What needs to be done
Write out, word for word, the first line of the data below and every line after it through the one containing "(blw3) at (344,385)".

......

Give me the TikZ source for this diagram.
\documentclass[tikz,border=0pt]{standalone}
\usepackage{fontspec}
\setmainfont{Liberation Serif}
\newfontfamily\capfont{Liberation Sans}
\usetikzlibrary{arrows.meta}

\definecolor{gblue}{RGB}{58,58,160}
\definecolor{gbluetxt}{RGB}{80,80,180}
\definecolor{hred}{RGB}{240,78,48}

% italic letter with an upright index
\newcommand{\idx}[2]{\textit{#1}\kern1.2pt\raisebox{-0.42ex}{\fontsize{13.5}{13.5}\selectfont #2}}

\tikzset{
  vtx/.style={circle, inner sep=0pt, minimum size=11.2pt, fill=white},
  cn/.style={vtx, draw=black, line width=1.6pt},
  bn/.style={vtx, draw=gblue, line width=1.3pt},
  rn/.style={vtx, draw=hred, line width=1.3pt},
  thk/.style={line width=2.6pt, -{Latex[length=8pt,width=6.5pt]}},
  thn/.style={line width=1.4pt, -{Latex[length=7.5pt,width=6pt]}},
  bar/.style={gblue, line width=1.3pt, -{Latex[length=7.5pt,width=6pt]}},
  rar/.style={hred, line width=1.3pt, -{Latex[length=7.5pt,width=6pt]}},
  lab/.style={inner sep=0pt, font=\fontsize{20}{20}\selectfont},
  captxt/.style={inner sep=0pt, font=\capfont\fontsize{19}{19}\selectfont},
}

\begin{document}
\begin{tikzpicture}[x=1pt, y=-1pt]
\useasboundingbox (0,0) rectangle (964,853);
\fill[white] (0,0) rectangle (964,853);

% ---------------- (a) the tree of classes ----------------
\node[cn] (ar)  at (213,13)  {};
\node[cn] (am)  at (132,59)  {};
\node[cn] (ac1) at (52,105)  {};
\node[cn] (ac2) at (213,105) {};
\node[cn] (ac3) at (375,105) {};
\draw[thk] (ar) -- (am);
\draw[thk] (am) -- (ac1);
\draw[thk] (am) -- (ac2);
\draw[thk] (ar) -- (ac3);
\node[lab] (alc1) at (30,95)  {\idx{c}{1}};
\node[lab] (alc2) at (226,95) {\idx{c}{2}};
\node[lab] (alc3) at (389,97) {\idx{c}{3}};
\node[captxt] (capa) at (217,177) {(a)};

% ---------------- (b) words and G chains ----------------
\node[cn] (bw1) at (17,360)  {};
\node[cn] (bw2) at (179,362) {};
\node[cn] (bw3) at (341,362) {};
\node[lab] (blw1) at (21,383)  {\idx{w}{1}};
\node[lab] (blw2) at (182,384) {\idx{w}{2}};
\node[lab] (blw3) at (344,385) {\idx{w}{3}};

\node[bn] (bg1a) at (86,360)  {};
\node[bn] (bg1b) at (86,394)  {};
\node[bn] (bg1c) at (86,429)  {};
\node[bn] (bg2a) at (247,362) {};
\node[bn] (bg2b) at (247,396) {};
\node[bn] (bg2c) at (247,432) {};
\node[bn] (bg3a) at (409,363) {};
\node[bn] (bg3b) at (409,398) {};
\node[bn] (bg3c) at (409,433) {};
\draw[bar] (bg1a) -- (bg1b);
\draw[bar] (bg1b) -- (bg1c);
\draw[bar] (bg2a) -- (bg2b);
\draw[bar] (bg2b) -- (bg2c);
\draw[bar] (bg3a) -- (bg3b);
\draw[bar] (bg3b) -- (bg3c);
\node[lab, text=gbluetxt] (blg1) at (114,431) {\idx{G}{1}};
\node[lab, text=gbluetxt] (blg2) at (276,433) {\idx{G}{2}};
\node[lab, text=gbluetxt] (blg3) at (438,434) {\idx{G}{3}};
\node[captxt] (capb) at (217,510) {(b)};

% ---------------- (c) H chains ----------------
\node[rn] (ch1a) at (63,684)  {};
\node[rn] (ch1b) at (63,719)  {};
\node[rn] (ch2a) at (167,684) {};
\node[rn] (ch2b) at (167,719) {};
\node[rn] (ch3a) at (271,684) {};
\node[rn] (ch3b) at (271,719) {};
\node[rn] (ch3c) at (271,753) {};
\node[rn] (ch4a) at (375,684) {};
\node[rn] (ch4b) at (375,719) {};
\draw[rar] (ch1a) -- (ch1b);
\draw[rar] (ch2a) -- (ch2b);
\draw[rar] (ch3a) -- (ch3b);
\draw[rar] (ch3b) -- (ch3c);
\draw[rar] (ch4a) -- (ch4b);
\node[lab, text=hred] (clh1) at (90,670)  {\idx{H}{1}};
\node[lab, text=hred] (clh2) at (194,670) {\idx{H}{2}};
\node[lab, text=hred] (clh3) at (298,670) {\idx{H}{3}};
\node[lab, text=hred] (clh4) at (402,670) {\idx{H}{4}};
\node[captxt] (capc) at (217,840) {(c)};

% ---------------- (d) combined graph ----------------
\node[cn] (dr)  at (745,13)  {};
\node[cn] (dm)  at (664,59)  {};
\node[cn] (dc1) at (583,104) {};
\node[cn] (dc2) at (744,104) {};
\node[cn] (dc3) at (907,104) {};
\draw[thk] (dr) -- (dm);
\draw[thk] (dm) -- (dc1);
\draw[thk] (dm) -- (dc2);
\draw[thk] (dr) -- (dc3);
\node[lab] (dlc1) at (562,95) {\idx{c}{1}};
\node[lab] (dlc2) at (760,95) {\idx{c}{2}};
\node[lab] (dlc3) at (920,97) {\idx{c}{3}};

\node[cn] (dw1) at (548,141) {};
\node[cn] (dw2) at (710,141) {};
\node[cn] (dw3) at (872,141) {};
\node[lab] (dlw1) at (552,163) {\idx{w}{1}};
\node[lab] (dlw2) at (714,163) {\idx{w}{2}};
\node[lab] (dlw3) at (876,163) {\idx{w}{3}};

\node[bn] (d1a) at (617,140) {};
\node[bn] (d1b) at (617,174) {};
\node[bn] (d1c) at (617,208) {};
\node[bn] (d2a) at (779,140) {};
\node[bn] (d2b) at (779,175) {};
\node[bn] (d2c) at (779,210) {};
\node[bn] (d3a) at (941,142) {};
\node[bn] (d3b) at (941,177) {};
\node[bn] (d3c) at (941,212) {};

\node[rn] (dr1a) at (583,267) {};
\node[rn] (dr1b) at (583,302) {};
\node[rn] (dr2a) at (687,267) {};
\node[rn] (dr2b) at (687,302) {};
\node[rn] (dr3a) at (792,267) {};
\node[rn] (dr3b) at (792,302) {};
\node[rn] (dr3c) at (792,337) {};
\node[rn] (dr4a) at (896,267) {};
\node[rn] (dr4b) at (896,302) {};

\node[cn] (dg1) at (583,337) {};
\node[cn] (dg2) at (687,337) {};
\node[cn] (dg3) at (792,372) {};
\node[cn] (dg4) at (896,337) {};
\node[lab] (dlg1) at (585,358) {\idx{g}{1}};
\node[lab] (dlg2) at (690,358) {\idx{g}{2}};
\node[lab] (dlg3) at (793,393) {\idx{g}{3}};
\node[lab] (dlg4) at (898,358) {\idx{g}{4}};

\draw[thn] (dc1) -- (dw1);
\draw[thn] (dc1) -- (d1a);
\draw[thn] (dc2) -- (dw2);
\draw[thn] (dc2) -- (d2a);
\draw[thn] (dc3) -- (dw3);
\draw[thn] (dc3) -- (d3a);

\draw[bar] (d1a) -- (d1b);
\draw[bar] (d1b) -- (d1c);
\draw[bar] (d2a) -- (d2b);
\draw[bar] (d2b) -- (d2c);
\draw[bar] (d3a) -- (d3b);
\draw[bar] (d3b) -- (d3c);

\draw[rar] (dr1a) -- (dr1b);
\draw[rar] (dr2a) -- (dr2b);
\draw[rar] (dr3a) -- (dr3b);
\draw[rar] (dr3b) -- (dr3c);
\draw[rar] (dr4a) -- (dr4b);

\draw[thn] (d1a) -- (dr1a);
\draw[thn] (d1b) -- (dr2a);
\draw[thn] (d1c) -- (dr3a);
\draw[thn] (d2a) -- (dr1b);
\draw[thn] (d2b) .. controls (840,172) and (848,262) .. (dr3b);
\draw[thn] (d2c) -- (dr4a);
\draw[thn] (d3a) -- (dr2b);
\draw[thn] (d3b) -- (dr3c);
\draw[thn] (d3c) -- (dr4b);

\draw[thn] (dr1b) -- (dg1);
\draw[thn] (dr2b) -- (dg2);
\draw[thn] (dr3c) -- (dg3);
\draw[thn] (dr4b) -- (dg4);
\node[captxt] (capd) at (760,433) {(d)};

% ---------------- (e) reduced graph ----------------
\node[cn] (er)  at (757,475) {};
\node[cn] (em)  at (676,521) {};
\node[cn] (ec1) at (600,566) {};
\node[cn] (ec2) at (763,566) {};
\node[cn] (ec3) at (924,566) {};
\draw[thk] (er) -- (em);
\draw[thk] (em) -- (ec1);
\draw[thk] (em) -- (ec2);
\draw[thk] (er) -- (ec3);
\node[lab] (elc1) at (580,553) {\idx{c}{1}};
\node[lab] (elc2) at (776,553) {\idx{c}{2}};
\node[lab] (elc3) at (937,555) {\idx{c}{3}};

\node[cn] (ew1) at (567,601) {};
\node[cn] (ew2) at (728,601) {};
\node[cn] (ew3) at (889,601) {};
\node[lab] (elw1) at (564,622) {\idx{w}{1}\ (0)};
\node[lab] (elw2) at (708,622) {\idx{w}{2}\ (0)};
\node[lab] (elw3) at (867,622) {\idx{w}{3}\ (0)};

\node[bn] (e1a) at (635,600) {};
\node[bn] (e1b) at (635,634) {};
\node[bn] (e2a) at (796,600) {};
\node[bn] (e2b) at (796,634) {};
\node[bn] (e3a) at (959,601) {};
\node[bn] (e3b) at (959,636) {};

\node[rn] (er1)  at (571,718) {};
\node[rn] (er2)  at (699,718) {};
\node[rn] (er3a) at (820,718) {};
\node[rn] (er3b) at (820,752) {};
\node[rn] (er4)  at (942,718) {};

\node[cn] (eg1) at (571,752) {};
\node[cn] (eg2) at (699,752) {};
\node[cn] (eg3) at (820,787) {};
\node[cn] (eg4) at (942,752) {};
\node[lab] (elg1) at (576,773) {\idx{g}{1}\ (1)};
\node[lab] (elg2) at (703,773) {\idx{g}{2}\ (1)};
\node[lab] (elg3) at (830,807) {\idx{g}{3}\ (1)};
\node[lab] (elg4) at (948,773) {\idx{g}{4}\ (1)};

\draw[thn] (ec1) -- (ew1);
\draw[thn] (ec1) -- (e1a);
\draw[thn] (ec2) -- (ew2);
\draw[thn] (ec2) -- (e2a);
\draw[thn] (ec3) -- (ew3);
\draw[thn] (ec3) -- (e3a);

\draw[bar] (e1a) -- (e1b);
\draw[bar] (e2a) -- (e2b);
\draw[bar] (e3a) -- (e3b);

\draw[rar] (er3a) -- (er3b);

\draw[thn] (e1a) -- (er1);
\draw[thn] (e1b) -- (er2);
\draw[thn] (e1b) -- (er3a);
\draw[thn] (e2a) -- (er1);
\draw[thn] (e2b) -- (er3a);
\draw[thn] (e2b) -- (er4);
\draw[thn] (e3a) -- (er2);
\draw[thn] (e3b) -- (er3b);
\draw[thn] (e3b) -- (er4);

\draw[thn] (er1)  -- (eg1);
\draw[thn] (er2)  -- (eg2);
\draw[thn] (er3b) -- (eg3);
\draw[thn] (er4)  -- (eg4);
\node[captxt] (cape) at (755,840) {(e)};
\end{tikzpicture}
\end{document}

......

Response
Give me the TikZ source for this diagram.
\documentclass[tikz,border=0pt]{standalone}
\usepackage{fontspec}
\setmainfont{Liberation Serif}
\newfontfamily\capfont{Liberation Sans}
\usetikzlibrary{arrows.meta}

\definecolor{gblue}{RGB}{58,58,160}
\definecolor{gbluetxt}{RGB}{80,80,180}
\definecolor{hred}{RGB}{240,78,48}

% italic letter with an upright index
\newcommand{\idx}[2]{\textit{#1}\kern1.2pt\raisebox{-0.42ex}{\fontsize{13.5}{13.5}\selectfont #2}}

\tikzset{
  vtx/.style={circle, inner sep=0pt, minimum size=11.2pt, fill=white},
  cn/.style={vtx, draw=black, line width=1.6pt},
  bn/.style={vtx, draw=gblue, line width=1.3pt},
  rn/.style={vtx, draw=hred, line width=1.3pt},
  thk/.style={line width=2.6pt, -{Latex[length=8pt,width=6.5pt]}},
  thn/.style={line width=1.4pt, -{Latex[length=7.5pt,width=6pt]}},
  bar/.style={gblue, line width=1.3pt, -{Latex[length=7.5pt,width=6pt]}},
  rar/.style={hred, line width=1.3pt, -{Latex[length=7.5pt,width=6pt]}},
  lab/.style={inner sep=0pt, font=\fontsize{20}{20}\selectfont},
  captxt/.style={inner sep=0pt, font=\capfont\fontsize{19}{19}\selectfont},
}

\begin{document}
\begin{tikzpicture}[x=1pt, y=-1pt]
\useasboundingbox (0,0) rectangle (964,853);
\fill[white] (0,0) rectangle (964,853);

% ---------------- (a) the tree of classes ----------------
\node[cn] (ar)  at (213,13)  {};
\node[cn] (am)  at (132,59)  {};
\node[cn] (ac1) at (52,105)  {};
\node[cn] (ac2) at (213,105) {};
\node[cn] (ac3) at (375,105) {};
\draw[thk] (ar) -- (am);
\draw[thk] (am) -- (ac1);
\draw[thk] (am) -- (ac2);
\draw[thk] (ar) -- (ac3);
\node[lab] (alc1) at (30,95)  {\idx{c}{1}};
\node[lab] (alc2) at (226,95) {\idx{c}{2}};
\node[lab] (alc3) at (389,97) {\idx{c}{3}};
\node[captxt] (capa) at (217,177) {(a)};

% ---------------- (b) words and G chains ----------------
\node[cn] (bw1) at (17,360)  {};
\node[cn] (bw2) at (179,362) {};
\node[cn] (bw3) at (341,362) {};
\node[lab] (blw1) at (21,383)  {\idx{w}{1}};
\node[lab] (blw2) at (182,384) {\idx{w}{2}};
\node[lab] (blw3) at (344,385) {\idx{w}{3}};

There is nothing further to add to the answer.